EXCERPTED DATA start
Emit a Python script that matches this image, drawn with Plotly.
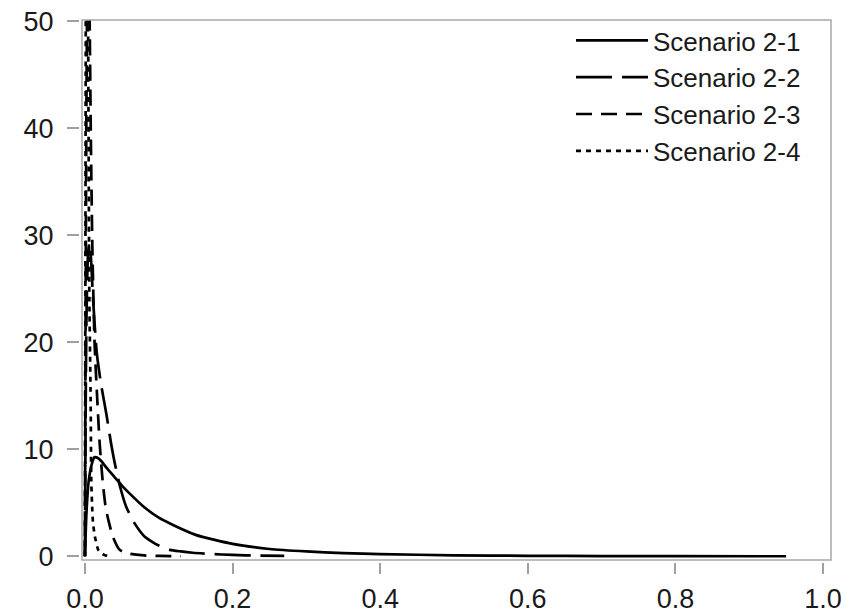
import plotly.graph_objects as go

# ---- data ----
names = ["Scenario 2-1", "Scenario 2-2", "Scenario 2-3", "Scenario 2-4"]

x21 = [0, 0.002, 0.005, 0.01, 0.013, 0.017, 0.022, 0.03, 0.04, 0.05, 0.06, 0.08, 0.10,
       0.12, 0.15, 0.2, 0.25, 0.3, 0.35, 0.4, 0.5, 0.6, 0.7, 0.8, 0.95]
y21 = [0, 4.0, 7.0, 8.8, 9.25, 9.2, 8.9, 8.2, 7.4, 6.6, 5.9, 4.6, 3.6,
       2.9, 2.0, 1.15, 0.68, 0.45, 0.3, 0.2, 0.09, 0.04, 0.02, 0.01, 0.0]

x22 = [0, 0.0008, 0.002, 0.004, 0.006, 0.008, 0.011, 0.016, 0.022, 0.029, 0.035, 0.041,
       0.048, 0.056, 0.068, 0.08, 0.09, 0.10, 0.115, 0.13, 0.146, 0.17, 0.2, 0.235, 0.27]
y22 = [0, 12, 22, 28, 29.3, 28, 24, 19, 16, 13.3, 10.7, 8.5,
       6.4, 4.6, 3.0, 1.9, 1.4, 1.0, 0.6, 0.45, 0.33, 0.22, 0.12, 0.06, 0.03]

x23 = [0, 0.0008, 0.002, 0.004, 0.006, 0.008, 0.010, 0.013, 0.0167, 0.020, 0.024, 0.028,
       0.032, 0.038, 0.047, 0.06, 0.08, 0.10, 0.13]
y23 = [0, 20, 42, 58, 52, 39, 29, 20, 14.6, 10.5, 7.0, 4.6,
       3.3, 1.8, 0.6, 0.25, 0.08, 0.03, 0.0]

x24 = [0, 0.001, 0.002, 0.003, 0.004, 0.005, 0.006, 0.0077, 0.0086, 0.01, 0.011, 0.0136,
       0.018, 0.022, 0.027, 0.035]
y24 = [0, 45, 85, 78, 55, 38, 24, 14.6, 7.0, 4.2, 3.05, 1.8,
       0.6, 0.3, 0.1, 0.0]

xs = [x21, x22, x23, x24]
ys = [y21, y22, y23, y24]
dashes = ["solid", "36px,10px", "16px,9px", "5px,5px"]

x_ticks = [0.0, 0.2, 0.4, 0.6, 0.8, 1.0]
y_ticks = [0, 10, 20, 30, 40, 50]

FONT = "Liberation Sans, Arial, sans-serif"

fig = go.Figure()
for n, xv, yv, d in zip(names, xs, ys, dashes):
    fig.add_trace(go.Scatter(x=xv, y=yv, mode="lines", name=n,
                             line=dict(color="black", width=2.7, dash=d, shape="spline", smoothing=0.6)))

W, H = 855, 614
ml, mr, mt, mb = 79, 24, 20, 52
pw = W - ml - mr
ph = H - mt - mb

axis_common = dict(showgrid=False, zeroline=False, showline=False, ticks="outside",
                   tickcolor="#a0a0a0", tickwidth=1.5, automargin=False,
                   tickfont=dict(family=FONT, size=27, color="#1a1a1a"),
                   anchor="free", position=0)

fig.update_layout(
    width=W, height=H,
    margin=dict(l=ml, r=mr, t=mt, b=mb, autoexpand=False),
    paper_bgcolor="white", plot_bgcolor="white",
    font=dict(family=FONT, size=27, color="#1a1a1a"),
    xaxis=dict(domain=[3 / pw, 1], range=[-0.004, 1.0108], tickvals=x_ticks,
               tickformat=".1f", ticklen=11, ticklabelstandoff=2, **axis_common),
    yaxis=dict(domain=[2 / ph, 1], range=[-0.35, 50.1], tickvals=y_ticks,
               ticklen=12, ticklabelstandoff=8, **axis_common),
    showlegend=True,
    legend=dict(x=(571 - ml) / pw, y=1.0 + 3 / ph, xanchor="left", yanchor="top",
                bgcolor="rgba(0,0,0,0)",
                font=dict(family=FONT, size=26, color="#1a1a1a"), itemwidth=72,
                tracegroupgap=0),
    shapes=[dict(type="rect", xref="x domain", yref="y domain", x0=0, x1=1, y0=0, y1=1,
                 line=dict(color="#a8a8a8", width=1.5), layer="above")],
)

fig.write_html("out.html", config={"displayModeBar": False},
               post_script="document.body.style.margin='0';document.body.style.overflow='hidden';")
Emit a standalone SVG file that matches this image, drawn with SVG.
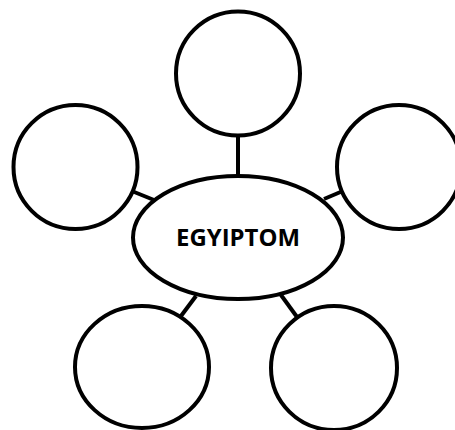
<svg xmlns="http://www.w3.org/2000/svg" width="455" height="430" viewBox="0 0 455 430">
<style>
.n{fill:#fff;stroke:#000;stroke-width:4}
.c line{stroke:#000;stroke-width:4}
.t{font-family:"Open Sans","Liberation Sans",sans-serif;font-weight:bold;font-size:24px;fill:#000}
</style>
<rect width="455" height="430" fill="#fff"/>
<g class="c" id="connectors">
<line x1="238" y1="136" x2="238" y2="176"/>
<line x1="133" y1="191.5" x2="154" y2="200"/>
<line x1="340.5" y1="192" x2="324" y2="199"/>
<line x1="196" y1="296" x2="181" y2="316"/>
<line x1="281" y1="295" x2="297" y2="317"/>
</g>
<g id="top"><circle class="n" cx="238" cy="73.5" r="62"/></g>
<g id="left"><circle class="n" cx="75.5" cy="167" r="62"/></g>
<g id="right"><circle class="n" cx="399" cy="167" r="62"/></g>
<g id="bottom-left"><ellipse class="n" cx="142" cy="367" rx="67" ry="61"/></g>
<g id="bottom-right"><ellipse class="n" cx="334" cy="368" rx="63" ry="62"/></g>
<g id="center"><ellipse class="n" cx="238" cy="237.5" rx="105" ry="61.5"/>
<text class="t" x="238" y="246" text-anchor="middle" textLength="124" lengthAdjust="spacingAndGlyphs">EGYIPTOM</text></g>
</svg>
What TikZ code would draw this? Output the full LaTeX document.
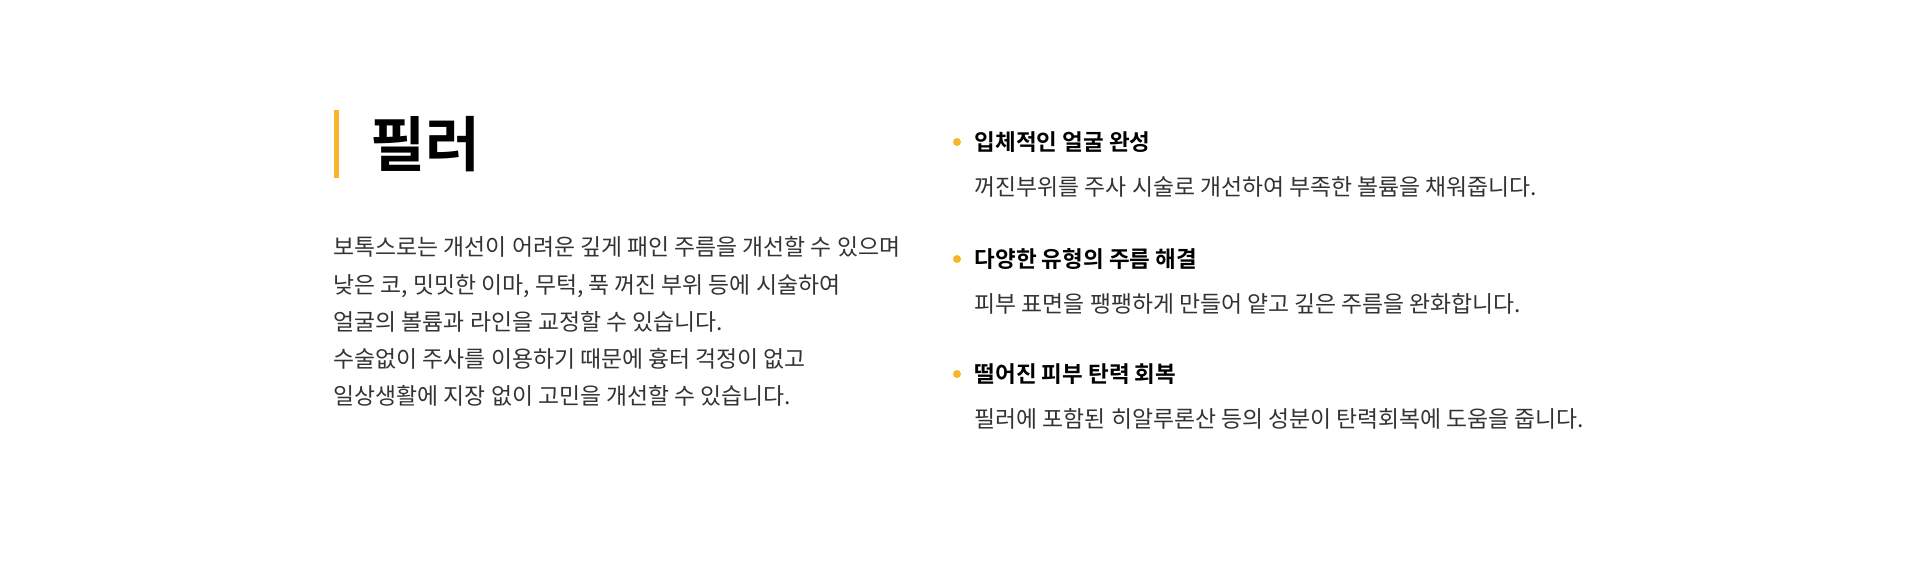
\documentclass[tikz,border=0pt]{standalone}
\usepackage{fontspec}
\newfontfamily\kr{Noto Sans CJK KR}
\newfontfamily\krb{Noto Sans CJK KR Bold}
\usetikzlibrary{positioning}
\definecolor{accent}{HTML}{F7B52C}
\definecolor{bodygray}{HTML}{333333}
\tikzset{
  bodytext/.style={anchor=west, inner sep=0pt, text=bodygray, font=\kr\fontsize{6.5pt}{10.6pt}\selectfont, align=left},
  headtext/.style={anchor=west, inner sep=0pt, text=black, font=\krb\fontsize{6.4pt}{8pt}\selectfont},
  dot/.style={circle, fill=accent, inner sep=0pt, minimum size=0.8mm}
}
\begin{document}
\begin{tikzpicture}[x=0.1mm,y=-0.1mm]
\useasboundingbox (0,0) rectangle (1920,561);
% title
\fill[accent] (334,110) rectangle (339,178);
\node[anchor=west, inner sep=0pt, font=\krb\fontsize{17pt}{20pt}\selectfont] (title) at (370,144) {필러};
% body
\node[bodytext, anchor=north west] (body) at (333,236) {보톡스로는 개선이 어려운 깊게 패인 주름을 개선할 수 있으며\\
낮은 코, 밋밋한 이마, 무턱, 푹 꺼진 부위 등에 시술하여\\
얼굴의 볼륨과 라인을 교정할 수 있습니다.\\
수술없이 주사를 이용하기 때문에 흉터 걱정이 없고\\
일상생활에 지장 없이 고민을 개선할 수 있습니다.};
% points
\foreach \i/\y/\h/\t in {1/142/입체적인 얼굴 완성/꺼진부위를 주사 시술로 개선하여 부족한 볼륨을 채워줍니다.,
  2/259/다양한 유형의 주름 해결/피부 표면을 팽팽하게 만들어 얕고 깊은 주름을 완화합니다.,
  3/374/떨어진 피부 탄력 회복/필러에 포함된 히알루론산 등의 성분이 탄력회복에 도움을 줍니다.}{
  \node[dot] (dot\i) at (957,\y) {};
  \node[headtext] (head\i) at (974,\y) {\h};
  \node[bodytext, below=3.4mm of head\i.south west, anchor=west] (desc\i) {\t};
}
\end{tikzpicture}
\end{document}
EXCERPTED DATA end
Copy every line above that holds the word "Emit".

Emit a Python script that matches this image, drawn with Plotly.
Emit a standalone SVG file that matches this image, drawn with SVG.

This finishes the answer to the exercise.